My advice......he will figure it out, it is really normal, and let the slack out on the line. I know it is hard to do. My daughter changed majors three times before settling in accounting where we thought she belonged in the first place.

Gardenarian
12-5-15, 1:49am
Once; I switched from Physics to English when I was a junior. Too many uppity men in the physics dept. I wish I had known the term 'mansplaining' then - I was mansplained right out of there :/

cdttmm
12-5-15, 8:22am
Started out as an international relations major, changed to biology, then German, then music. Graduated in 4 years with a double major: music and linguistics. Never worked in either field. Went on to get a graduate degree in business and then later a graduate degree in positive psychology. One of my students asked me yesterday what my next graduate degree is going to be in -- I haven't even decided yet, but clearly my love of learning is showing. :~)

goldensmom
12-5-15, 9:10am
I never changed majors but added classes and ended up with 4 undergrad majors. Only one graduate major, however, as it was too hard while working full time and I was just tired of going to school.

bae
12-5-15, 3:25pm
Once. I switched from majoring in physics to a custom major of statistics, electrical engineering, computer science, and physics. With a minor in classics.

Williamsmith
12-6-15, 3:56am
I think those who change majors often in college make for better more committed spouses or partners......hey I'm sick of change.

JaneV2.0
12-6-15, 12:40pm
I never switched majors, but kept adding them: English writing, Spanish, Romance Languages, sociology...If I had stayed for another term or two I would have graduated with all kinds of degrees. Looking back, I just chose to study what came naturally to me--mostly useless stuff. There are so many more interesting courses of study today--and I did go back and get certificates in Technical Writing and Editing--that I would undoubtedly do things very differently. My career, such as it was, didn't require a degree. I'm not sure any job I've done did--maybe my technical editing internship. But I managed to support myself pretty well, and I can't discount that.

Chicken lady
12-6-15, 12:45pm
Hey williamsmith, some of us just know what we want up front! - 25 years and ticking....

Williamsmith
12-7-15, 2:55am
Hey williamsmith, some of us just know what we want up front! - 25 years and ticking....

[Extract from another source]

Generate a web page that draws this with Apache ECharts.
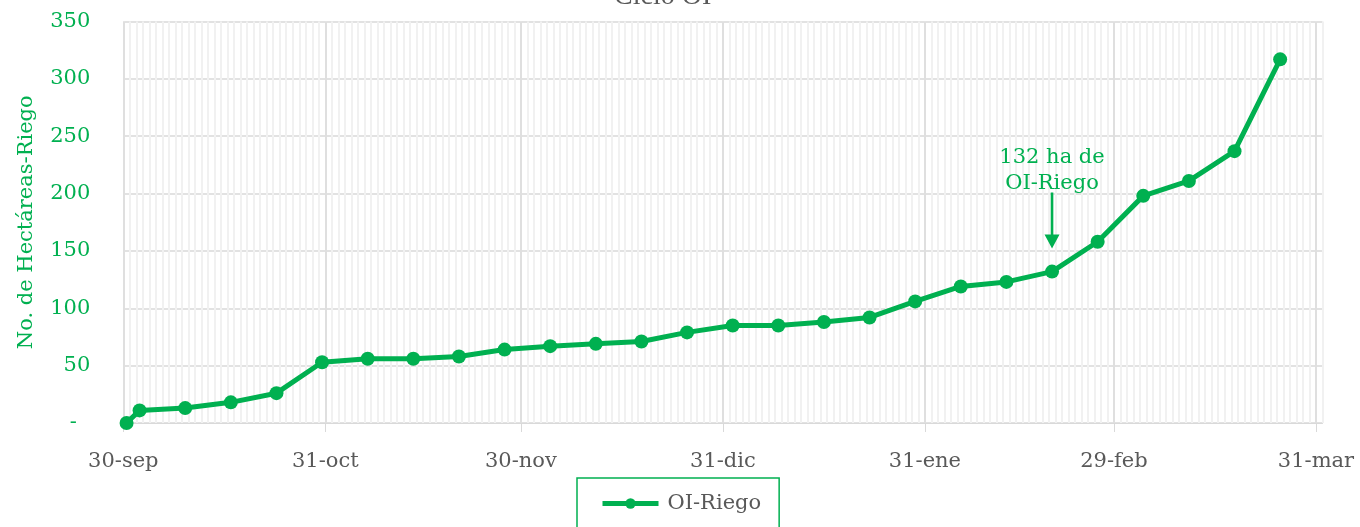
<!DOCTYPE html>
<html>
<head>
<meta charset="utf-8">
<script src="https://cdn.jsdelivr.net/npm/echarts@6/dist/echarts.min.js"></script>
<style>
html,body{margin:0;padding:0;background:#fff;}
#chart{width:1360px;height:527px;}
</style>
</head>
<body>
<div id="chart"></div>
<script>
// ---- data ----
const dates = ['2023-09-30','2023-10-02','2023-10-09','2023-10-16','2023-10-23','2023-10-30',
  '2023-11-06','2023-11-13','2023-11-20','2023-11-27','2023-12-04','2023-12-11','2023-12-18',
  '2023-12-25','2024-01-01','2024-01-08','2024-01-15','2024-01-22','2024-01-29','2024-02-05',
  '2024-02-12','2024-02-19','2024-02-26','2024-03-04','2024-03-11','2024-03-18','2024-03-25'];
const values = [0, 11, 13, 18, 26, 53, 56, 56, 58, 64, 67, 69, 71, 79, 85, 85, 88, 92, 106, 119,
  123, 132, 158, 198, 211, 237, 317];
const seriesName = 'OI-Riego';
const tickDates = ['2023-09-30','2023-10-31','2023-11-30','2023-12-31','2024-01-31','2024-02-29','2024-03-31'];
const tickLabels = ['30-sep','31-oct','30-nov','31-dic','31-ene','29-feb','31-mar'];
const axisStart = '2023-09-30';
const axisEnd = '2024-04-01';
const yTicks = [0, 50, 100, 150, 200, 250, 300, 350];
const annotationDate = '2024-02-19';
const titleText = 'Ciclo OI';
const yAxisTitle = 'No. de Hectáreas-Riego';

// ---- helpers ----
function utc(s){ const p = s.split('-').map(Number); return Date.UTC(p[0], p[1]-1, p[2]); }
function dayNum(s){ return (utc(s) - utc(axisStart)) / 864e5; }
const GREEN = '#00B050';
const GRAY = '#595959';
const FONT = 'DejaVu Serif';
const FS = 21;

const tickDays = tickDates.map(dayNum);
const labelByDay = {};
tickDays.forEach((d, i) => { labelByDay[d] = tickLabels[i]; });
// Excel-style date axis: each day is a slot, points sit mid-slot
const seriesData = dates.map((d, i) => [dayNum(d) + 0.5, values[i]]);
const annIdx = dates.indexOf(annotationDate);

const chart = echarts.init(document.getElementById('chart'), null, {renderer: 'canvas'});
chart.setOption({
  animation: false,
  backgroundColor: '#fff',
  title: {
    text: titleText,
    left: 614,
    top: -17,
    padding: 0,
    textStyle: {fontFamily: 'Liberation Serif', fontSize: 28, fontWeight: 'normal', color: GRAY}
  },
  grid: {left: 123.3, right: 37.5, top: 21.5, bottom: 104, containLabel: false, outerBoundsMode: 'none'},
  legend: {
    data: [seriesName],
    left: 577,
    top: 478,
    padding: [15, 18, 15, 23],
    borderColor: GREEN,
    borderWidth: 1.5,
    itemWidth: 56,
    itemHeight: 13,
    itemGap: 10,
    lineStyle: {width: 5},
    textStyle: {fontFamily: FONT, fontSize: FS, color: GRAY, padding: [0, 0, 0, 4]}
  },
  xAxis: [
    {
      type: 'value',
      min: dayNum(axisStart),
      max: dayNum(axisEnd),
      z: 2,
      axisLine: {show: true, lineStyle: {color: '#d9d9d9', width: 1}},
      axisTick: {show: true, customValues: tickDays, length: 9, lineStyle: {color: '#d9d9d9', width: 1}},
      axisLabel: {
        customValues: tickDays,
        margin: 28,
        fontFamily: FONT, fontSize: FS, color: GRAY,
        formatter: v => labelByDay[v] || ''
      },
      splitLine: {show: true, lineStyle: {color: '#d9d9d9', width: 1.5}}
    },
    {
      type: 'value',
      position: 'top',
      min: dayNum(axisStart),
      max: dayNum(axisEnd),
      interval: 1,
      z: 1,
      axisLine: {show: false},
      axisTick: {show: false},
      axisLabel: {show: false},
      splitLine: {show: true, lineStyle: {color: '#f1f1f1', width: 2}}
    }
  ],
  yAxis: {
    type: 'value',
    min: yTicks[0],
    max: yTicks[yTicks.length - 1],
    interval: yTicks[1] - yTicks[0],
    z: 0,
    name: yAxisTitle,
    nameLocation: 'middle',
    nameGap: 86,
    nameTextStyle: {fontFamily: FONT, fontSize: FS, color: GREEN},
    axisLine: {show: false},
    axisTick: {show: false},
    axisLabel: {
      margin: 33,
      fontFamily: FONT, fontSize: FS, color: GREEN,
      formatter: v => v === 0 ? '-\u00a0\u00a0' : String(v)
    },
    splitLine: {show: true, lineStyle: {color: '#d9d9d9', width: 1.5}}
  },
  series: [{
    name: seriesName,
    type: 'line',
    xAxisIndex: 0,
    data: seriesData,
    symbol: 'circle',
    symbolSize: 14,
    showAllSymbol: true,
    z: 5,
    lineStyle: {color: GREEN, width: 5},
    itemStyle: {color: GREEN},
    markPoint: {
      silent: true,
      symbol: 'path://M6.2,0 L8.8,0 L8.8,42 L15,42 L7.5,56 L0,42 L6.2,42 Z',
      symbolSize: [15, 56],
      symbolOffset: [0, -51],
      itemStyle: {color: GREEN},
      label: {
        show: true,
        position: 'top',
        distance: -4,
        fontFamily: FONT, fontSize: FS, lineHeight: 26, color: GREEN,
        formatter: p => p.value + ' ha de\nOI-Riego'
      },
      data: [{coord: seriesData[annIdx], value: values[annIdx]}]
    }
  }]
});
</script>
</body>
</html>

I didn't know what I wanted but I lucked out and literally stumbled into a gem who I have been with officially for 32 years. She must have liked my long hair, mismatched clothes, hippie politics and lack of direction. Kinda like brInging a straggly starving filthy dog home. A fixer upper project. I'm almost completely rehabilitated now, a few fough edges but loyal.

Bronxboy
12-7-15, 10:31pm
Picked a major my senior year of high school and stuck with it.

Daughter has switched majors once (as a freshman), then added a minor, then made the minor a second major.

LDAHL
12-9-15, 5:44pm
I never changed my major (Biology) during my undergrad years. I started college with the plan of a career in entomology, and got the chance to work in a couple of labs. But the more I saw of academic life, the less I thought it was for me. The petty politics, the constant scramble for funding, the conformity to a sort of social/political orthodoxy didn't seem like the stuff of a well-lived life. I finished school and got an Air Force commission through ROTC, so I decided to get an MBA and a Masters in Accounting while I served in the military so I'd have some earning power in civilian life. It worked out pretty well for me, in terms both of money and personal satisfaction.

Gardnr
12-9-15, 6:01pm
Once. STarted Nursing school....hated it. Switched to Surgical Technologist. 3Y later? Back to Nursing school.!thumbsup!